My mind returned to a moment in the theatre that had humbled me, when the lady sitting in front of us handed me £20 to treat my children for being “so good”, having at the interval made me bristle by asking them to sit quietly and stop kicking her chair. 

“Fair enough?” I hear you suggest. Well, perhaps, but I didn’t think it until that humbling moment after the curtain had closed. 

My son later told me he hadn’t thought the lady had been unkind, which again got me thinking about my own imperfections and need to be more childlike. 

Yet while you and I may frustratingly regularly let ourselves down, there is also something within us - is there not? - that ever yearns to cheer on the forces of good. 

I doubt many audience members were rooting for the witch, while I suspect most can also understand the need to “beware the witch”, as one song from the play puts it 

Another biblical parallel is the fulfilment of a prophecy long foretold, while both the Bible and The Lion, The Witch and The Wardrobe highlight the special significance of someone innocent dying to save the guilty. 

There is even a clear reference at the very start of the book and play to one of Lewis’ most famous pieces of theology, when the professor in whose wardrobe the children later get lost asks them a question as they consider whether or not to believe Lucy about the magical kingdom that she first glimpsed. 

She’s either lying, mad or telling the truth, the professor says, in much the same way that Lewis says of Jesus Christ’s own central claim: he’s either “mad, bad or God”. 

As for the success of the play, as someone who no longer lives in London, I was certainly impressed by this West End product. 
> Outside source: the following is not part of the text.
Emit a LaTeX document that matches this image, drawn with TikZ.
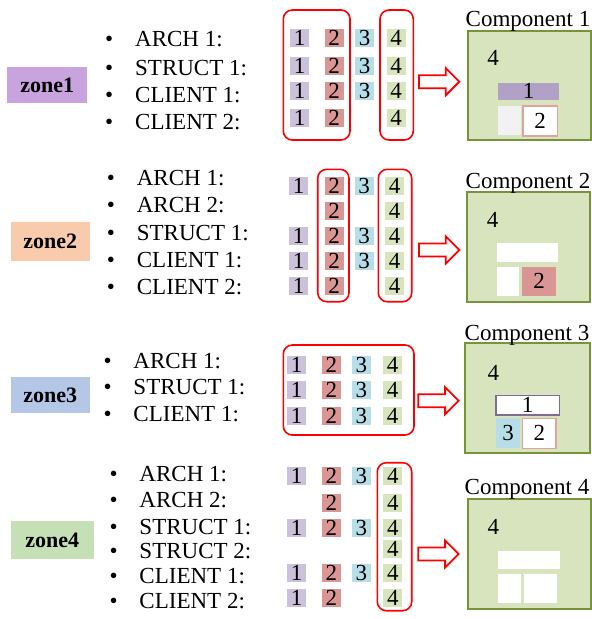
\documentclass[tikz,border=0pt]{standalone}
\usepackage{fontspec}
\setmainfont{Liberation Serif}
\usetikzlibrary{fit}

\definecolor{cA}{HTML}{CCC1DA}
\definecolor{cB}{HTML}{D99694}
\definecolor{cC}{HTML}{B7DEE8}
\definecolor{cD}{HTML}{D7E4BD}
\definecolor{compline}{HTML}{77933C}
\definecolor{barA}{HTML}{B2A1C7}
\definecolor{greybox}{HTML}{F2F2F2}
\definecolor{pinkline}{HTML}{E0A3A1}
\definecolor{purpline}{HTML}{7F6A9B}
\definecolor{zA}{HTML}{C9A3DE}
\definecolor{zB}{HTML}{F8CBAD}
\definecolor{zC}{HTML}{B4C7E7}
\definecolor{zD}{HTML}{C5E0B4}

\begin{document}
\begin{tikzpicture}[x=1pt,y=-1pt,
  base/.style={font=\fontsize{23}{27}\selectfont, inner sep=0pt},
  cellbase/.style={base, minimum width=19pt, minimum height=18pt},
  cell1/.style={cellbase, fill=cA},
  cell2/.style={cellbase, fill=cB},
  cell3/.style={cellbase, fill=cC},
  cell4/.style={cellbase, fill=cD},
  zonebox/.style={inner sep=0pt},
  zonelab/.style={font=\fontsize{22}{25}\selectfont\bfseries, inner sep=0pt},
  itemline/.style={base, anchor=base west},
  grp/.style={draw=red, line width=1.6pt, rounded corners=9pt, inner sep=0pt},
  arrowline/.style={draw=red, fill=white, line width=1.8pt, line join=miter},
  comp/.style={draw=compline, fill=cD, line width=2pt, inner sep=0pt},
  part/.style={inner sep=0pt},
  partlab/.style={base},
  complab/.style={base, anchor=base}
]
\useasboundingbox (0,0) rectangle (592,619);

% ---------- zone labels ----------
\node[zonebox, fill=zA, fit={(7.3,66.7)(87.3,103.3)}] (zone1) {};
\node[zonebox, fill=zB, fit={(10.7,221.7)(90,260.7)}] (zone2) {};
\node[zonebox, fill=zC, fit={(10.7,376.7)(90,413.3)}] (zone3) {};
\node[zonebox, fill=zD, fit={(10.7,521)(94,559.3)}] (zone4) {};
\foreach \z in {1,2,3,4}
  \node[zonelab] (zone\z txt) at (zone\z.center) {zone\z};

% ---------- bullet lists ----------
\newcommand\bulletitem[1]{\makebox[30pt][l]{\textbullet}#1}
\foreach \i/\y/\t in {1/46.8/ARCH 1:, 2/75.1/STRUCT 1:, 3/102.6/CLIENT 1:, 4/129.6/CLIENT 2:}
  \node[itemline] (z1t\i) at (105,\y) {\bulletitem{\t}};
\foreach \i/\y/\t in {1/185.9/ARCH 1:, 2/212.3/ARCH 2:, 3/240.6/STRUCT 1:, 4/267.6/CLIENT 1:, 5/294.3/CLIENT 2:}
  \node[itemline] (z2t\i) at (106.7,\y) {\bulletitem{\t}};
\foreach \i/\y/\t in {1/368.4/ARCH 1:, 2/394.8/STRUCT 1:, 3/421.4/CLIENT 1:}
  \node[itemline] (z3t\i) at (103.3,\y) {\bulletitem{\t}};
\foreach \i/\y/\t in {1/481.8/ARCH 1:, 2/507.3/ARCH 2:, 3/534.8/STRUCT 1:, 4/558.4/STRUCT 2:, 5/583.4/CLIENT 1:, 6/608.4/CLIENT 2:}
  \node[itemline] (z4t\i) at (109.3,\y) {\bulletitem{\t}};

% ---------- digit cells ----------
\foreach \r/\y/\cols in {1/38/{1,2,3,4}, 2/65.5/{1,2,3,4}, 3/91/{1,2,3,4}, 4/117.5/{1,2,4}}
  \foreach \c in \cols {
    \pgfmathsetmacro\xx{{299.7,334,364.5,396}[\c-1]}
    \node[cell\c] (z1-\r-\c) at (\xx,\y) {\c};
  }
\foreach \r/\y/\cols in {1/186/{1,2,3,4}, 2/210.5/{2,4}, 3/236/{1,2,3,4}, 4/261/{1,2,3,4}, 5/286/{1,2,4}}
  \foreach \c in \cols {
    \pgfmathsetmacro\xx{{298.7,334,364,394.5}[\c-1]}
    \node[cell\c] (z2-\r-\c) at (\xx,\y) {\c};
  }
\foreach \r/\y/\cols in {1/364.5/{1,2,3,4}, 2/390/{1,2,3,4}, 3/416/{1,2,3,4}}
  \foreach \c in \cols {
    \pgfmathsetmacro\xx{{296.7,331.3,361.3,392.5}[\c-1]}
    \node[cell\c] (z3-\r-\c) at (\xx,\y) {\c};
  }
\foreach \r/\y/\cols in {1/475.8/{1,2,3,4}, 2/502.5/{2,4}, 3/527.5/{1,2,3,4}, 4/549/{4}, 5/572.5/{1,2,3,4}, 6/597.5/{1,2,4}}
  \foreach \c in \cols {
    \pgfmathsetmacro\xx{{296.7,331.3,361.3,392.8}[\c-1]}
    \node[cell\c] (z4-\r-\c) at (\xx,\y) {\c};
  }

% ---------- red groupings ----------
\node[grp, fit={(283.3,10)(350,140)}] (g1a) {};
\node[grp, fit={(380,10)(413.3,140)}] (g1b) {};
\node[grp, fit={(317.7,169.3)(349,301.7)}] (g2a) {};
\node[grp, fit={(378.3,169.3)(411.7,301.7)}] (g2b) {};
\node[grp, fit={(283.3,345)(414,435)}] (g3a) {};
\node[grp, fit={(377.3,462.7)(411.7,610.7)}] (g4a) {};

% ---------- components ----------
\node[comp, fit={(467.7,31)(591,140)}] (comp1) {};
\node[complab] (c1lab) at (528,26.7) {Component 1};
\node[partlab] (c1four) at (493,58) {4};
\node[part, fill=barA, fit={(497.7,82.7)(559.3,100)}] (c1bar) {};
\node[part, fill=greybox, fit={(497.7,106)(520.7,135)}] (c1left) {};
\node[part, fill=white, draw=pinkline, line width=1.5pt, fit={(523,106)(557.3,136)}] (c1right) {};
\node[partlab] (c1bartxt) at (c1bar.center) {1};
\node[partlab] (c1righttxt) at (c1right.center) {2};

\node[comp, fit={(466.7,191.7)(590,301.7)}] (comp2) {};
\node[complab] (c2lab) at (528,188.3) {Component 2};
\node[partlab] (c2four) at (492.7,220) {4};
\node[part, fill=white, fit={(496.7,243.3)(558.3,261.7)}] (c2bar) {};
\node[part, fill=white, fit={(496.7,266.7)(519.3,296)}] (c2left) {};
\node[part, fill=cB, fit={(522.3,266.7)(555.7,296)}] (c2right) {};
\node[partlab] (c2righttxt) at (c2right.center) {2};

\node[comp, fit={(465,343.3)(590,453.3)}] (comp3) {};
\node[complab] (c3lab) at (527,340) {Component 3};
\node[partlab] (c3four) at (493.3,373.3) {4};
\node[part, fill=white, draw=purpline, line width=1.5pt, fit={(496,395.7)(559.3,415)}] (c3bar) {};
\node[part, fill=cC, fit={(496,418.3)(520,448.3)}] (c3left) {};
\node[part, fill=white, draw=pinkline, line width=1.5pt, fit={(522.7,418.3)(556,448.3)}] (c3right) {};
\node[partlab] (c3bartxt) at (c3bar.center) {1};
\node[partlab] (c3lefttxt) at (c3left.center) {3};
\node[partlab] (c3righttxt) at (c3right.center) {2};

\node[comp, fit={(467.7,499.3)(591,609.3)}] (comp4) {};
\node[complab] (c4lab) at (527,494.3) {Component 4};
\node[partlab] (c4four) at (493.3,526.7) {4};
\node[part, fill=white, fit={(497.7,550.7)(560,569.3)}] (c4bar) {};
\node[part, fill=white, fit={(497.7,574.3)(521,603.3)}] (c4left) {};
\node[part, fill=white, fit={(524,574.3)(556.7,603.3)}] (c4right) {};

% ---------- hollow block arrows (tail at each coordinate) ----------
\coordinate (ar1) at (419,81.7);
\coordinate (ar2) at (419,250);
\coordinate (ar3) at (418.3,400.8);
\coordinate (ar4) at (418.3,554);
\foreach \a in {ar1,ar2,ar3,ar4}
  \draw[arrowline] (\a) ++(0,-6.5) -- ++(26.8,0) -- ++(0,-7) -- ++(13.5,13.5)
    -- ++(-13.5,13.5) -- ++(0,-7) -- ++(-26.8,0) -- cycle;
\end{tikzpicture}
\end{document}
The scene changes are creative, aided by music, dance and possibly even a trapdoor - my children and I had different opinions on how the magical disappearances of certain characters were achieved. Maybe it truly was magic. 

There’s also the nice touch of the play starting even before it officially begins, through the twinkling of a soldier’s fingers upon the keys of a piano while the audience take their seats - perhaps to help us turn our minds from a sunny day in the English Riviera to dreary London at the time of the Blitz. 

So, do go and see the play if you get the opportunity - it’ll do you good and make you think, whether or not you choose to consider if the lion is male or female.